## EXERCISE PROMPT:
Would you retype, exactly and without the pictures, the lines between the line holding "Write a Python" and the line holding "ax = fig.add_axes([125", inclusive, and nothing else?

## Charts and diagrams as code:
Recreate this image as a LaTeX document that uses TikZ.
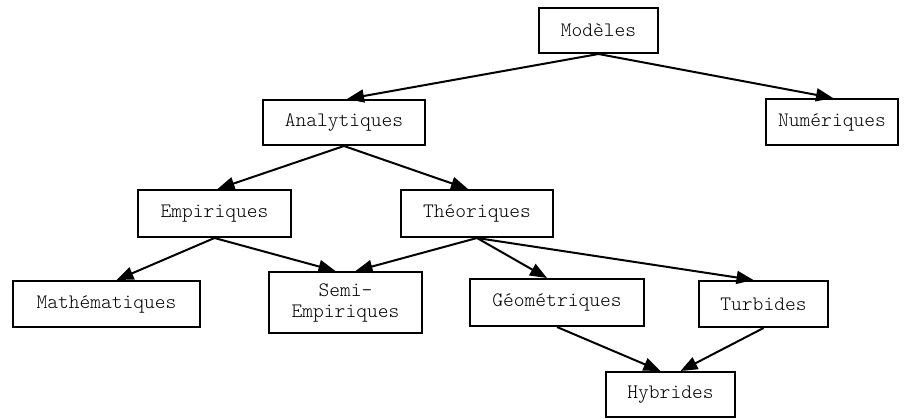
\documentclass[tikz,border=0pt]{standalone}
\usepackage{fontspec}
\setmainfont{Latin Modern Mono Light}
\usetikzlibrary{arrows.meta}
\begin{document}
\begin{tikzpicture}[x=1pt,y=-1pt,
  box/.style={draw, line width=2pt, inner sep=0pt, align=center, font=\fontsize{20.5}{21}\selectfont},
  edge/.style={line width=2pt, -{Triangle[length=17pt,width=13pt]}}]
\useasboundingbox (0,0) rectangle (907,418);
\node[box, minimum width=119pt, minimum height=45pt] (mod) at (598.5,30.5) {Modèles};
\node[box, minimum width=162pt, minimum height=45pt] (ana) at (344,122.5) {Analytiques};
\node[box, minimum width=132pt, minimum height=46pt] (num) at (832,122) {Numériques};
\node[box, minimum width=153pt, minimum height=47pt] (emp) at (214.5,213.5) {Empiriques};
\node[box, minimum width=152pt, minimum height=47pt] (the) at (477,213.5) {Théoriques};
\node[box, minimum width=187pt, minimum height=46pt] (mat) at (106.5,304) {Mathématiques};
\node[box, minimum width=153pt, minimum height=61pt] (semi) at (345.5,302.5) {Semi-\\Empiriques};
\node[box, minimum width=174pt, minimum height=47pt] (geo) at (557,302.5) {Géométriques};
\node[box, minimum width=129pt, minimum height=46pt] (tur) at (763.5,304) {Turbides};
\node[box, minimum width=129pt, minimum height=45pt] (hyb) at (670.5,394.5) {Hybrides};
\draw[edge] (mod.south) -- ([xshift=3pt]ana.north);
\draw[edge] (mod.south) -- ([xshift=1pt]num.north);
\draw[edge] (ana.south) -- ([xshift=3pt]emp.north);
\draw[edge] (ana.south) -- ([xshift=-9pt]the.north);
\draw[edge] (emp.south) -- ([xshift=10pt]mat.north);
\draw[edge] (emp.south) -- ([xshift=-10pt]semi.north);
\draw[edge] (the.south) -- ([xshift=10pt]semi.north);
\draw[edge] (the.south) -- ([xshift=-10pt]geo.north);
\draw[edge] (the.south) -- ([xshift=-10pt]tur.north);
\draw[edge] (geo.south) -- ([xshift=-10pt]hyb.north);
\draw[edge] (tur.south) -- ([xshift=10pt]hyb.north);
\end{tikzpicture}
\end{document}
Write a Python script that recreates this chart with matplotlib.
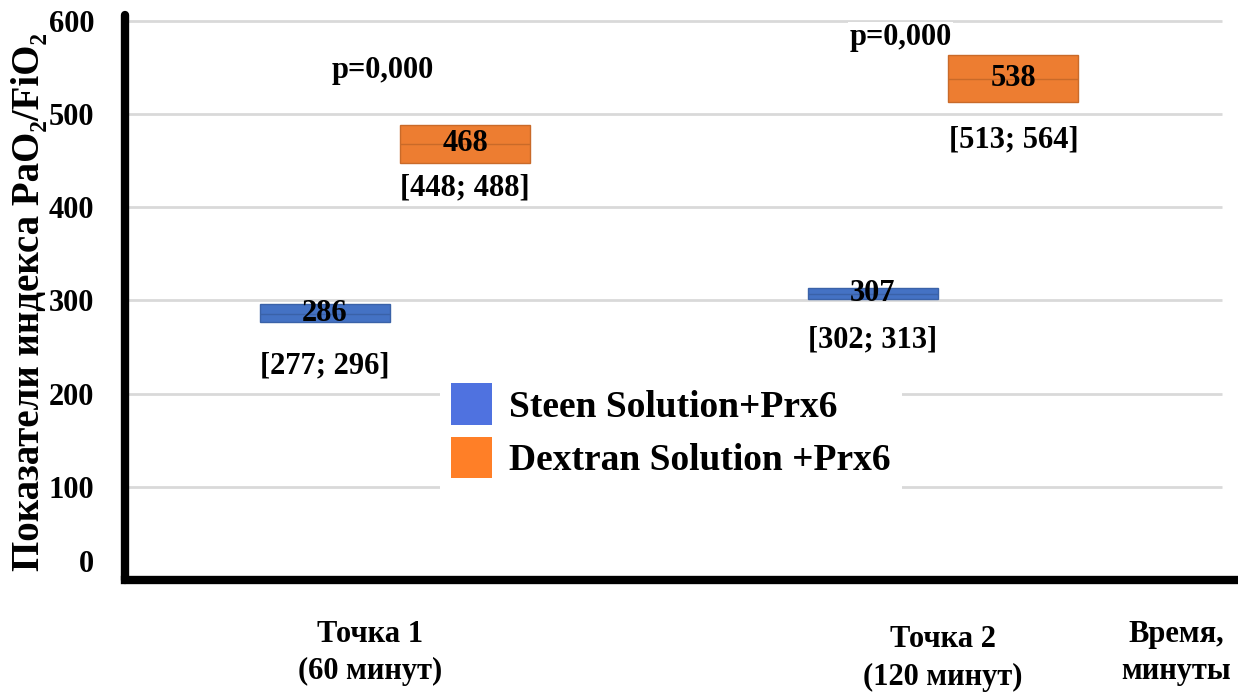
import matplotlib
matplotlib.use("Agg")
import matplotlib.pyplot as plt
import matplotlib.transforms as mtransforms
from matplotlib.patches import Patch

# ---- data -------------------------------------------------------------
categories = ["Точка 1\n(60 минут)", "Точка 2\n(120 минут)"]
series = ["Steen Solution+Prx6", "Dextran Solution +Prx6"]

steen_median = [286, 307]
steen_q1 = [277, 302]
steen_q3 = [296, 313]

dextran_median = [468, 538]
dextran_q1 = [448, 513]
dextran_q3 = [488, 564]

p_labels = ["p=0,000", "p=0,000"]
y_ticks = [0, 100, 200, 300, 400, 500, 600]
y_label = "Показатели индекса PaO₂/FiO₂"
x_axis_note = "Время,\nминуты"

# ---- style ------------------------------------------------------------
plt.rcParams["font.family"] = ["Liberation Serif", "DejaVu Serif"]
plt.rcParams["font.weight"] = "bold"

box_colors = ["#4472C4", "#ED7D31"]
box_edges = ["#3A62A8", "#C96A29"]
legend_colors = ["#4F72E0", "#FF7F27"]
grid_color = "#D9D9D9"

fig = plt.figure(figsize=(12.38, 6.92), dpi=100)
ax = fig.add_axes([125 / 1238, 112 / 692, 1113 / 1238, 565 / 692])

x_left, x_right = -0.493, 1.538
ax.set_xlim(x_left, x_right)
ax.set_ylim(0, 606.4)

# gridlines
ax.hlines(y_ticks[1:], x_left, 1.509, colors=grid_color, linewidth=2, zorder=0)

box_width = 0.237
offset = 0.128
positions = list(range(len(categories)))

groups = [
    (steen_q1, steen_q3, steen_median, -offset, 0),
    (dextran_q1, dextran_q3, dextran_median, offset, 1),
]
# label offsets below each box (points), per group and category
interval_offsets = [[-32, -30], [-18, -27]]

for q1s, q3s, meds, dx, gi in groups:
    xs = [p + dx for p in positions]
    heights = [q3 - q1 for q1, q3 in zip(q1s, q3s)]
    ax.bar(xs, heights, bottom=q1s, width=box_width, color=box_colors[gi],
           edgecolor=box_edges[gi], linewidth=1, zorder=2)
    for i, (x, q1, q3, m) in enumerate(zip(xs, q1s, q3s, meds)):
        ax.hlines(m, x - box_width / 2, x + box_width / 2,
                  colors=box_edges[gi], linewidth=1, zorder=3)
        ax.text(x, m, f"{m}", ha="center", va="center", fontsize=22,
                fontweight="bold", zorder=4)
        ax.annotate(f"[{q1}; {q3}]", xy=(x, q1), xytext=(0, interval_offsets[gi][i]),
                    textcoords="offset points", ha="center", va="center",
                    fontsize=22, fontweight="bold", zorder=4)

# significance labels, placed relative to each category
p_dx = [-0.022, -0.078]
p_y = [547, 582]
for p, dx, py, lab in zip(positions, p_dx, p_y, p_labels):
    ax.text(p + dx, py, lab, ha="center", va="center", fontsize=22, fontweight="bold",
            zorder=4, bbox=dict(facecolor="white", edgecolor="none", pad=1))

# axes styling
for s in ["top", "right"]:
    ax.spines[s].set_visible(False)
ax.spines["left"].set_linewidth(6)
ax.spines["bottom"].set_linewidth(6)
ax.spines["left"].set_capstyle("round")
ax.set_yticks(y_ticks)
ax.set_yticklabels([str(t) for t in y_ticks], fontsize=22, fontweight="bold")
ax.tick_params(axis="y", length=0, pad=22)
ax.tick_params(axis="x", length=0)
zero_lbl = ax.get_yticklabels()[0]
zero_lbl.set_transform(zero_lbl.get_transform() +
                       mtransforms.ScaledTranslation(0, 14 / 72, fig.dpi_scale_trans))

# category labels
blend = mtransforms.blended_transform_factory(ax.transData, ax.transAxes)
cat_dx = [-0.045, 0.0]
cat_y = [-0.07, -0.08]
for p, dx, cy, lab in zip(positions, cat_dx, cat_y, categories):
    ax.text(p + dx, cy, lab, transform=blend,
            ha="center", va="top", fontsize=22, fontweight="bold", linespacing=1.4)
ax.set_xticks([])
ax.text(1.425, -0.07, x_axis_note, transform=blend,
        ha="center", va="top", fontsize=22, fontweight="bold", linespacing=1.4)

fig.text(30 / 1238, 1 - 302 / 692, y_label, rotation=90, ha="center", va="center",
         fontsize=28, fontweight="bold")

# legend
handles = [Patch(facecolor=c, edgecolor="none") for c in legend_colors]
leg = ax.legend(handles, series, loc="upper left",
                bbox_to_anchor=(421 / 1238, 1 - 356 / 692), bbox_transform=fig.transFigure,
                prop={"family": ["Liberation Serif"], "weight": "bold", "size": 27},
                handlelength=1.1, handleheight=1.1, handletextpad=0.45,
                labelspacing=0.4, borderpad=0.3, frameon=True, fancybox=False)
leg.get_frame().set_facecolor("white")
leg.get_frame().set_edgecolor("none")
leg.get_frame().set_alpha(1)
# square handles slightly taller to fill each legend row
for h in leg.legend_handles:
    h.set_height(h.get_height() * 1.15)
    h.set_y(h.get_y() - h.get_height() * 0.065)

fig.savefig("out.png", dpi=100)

## RESULT OF THE TASK:
Write a Python script that recreates this chart with matplotlib.
import matplotlib
matplotlib.use("Agg")
import matplotlib.pyplot as plt
import matplotlib.transforms as mtransforms
from matplotlib.patches import Patch

# ---- data -------------------------------------------------------------
categories = ["Точка 1\n(60 минут)", "Точка 2\n(120 минут)"]
series = ["Steen Solution+Prx6", "Dextran Solution +Prx6"]

steen_median = [286, 307]
steen_q1 = [277, 302]
steen_q3 = [296, 313]

dextran_median = [468, 538]
dextran_q1 = [448, 513]
dextran_q3 = [488, 564]

p_labels = ["p=0,000", "p=0,000"]
y_ticks = [0, 100, 200, 300, 400, 500, 600]
y_label = "Показатели индекса PaO₂/FiO₂"
x_axis_note = "Время,\nминуты"

# ---- style ------------------------------------------------------------
plt.rcParams["font.family"] = ["Liberation Serif", "DejaVu Serif"]
plt.rcParams["font.weight"] = "bold"

box_colors = ["#4472C4", "#ED7D31"]
box_edges = ["#3A62A8", "#C96A29"]
legend_colors = ["#4F72E0", "#FF7F27"]
grid_color = "#D9D9D9"

fig = plt.figure(figsize=(12.38, 6.92), dpi=100)
ax = fig.add_axes([125 / 1238, 112 / 692, 1113 / 1238, 565 / 692])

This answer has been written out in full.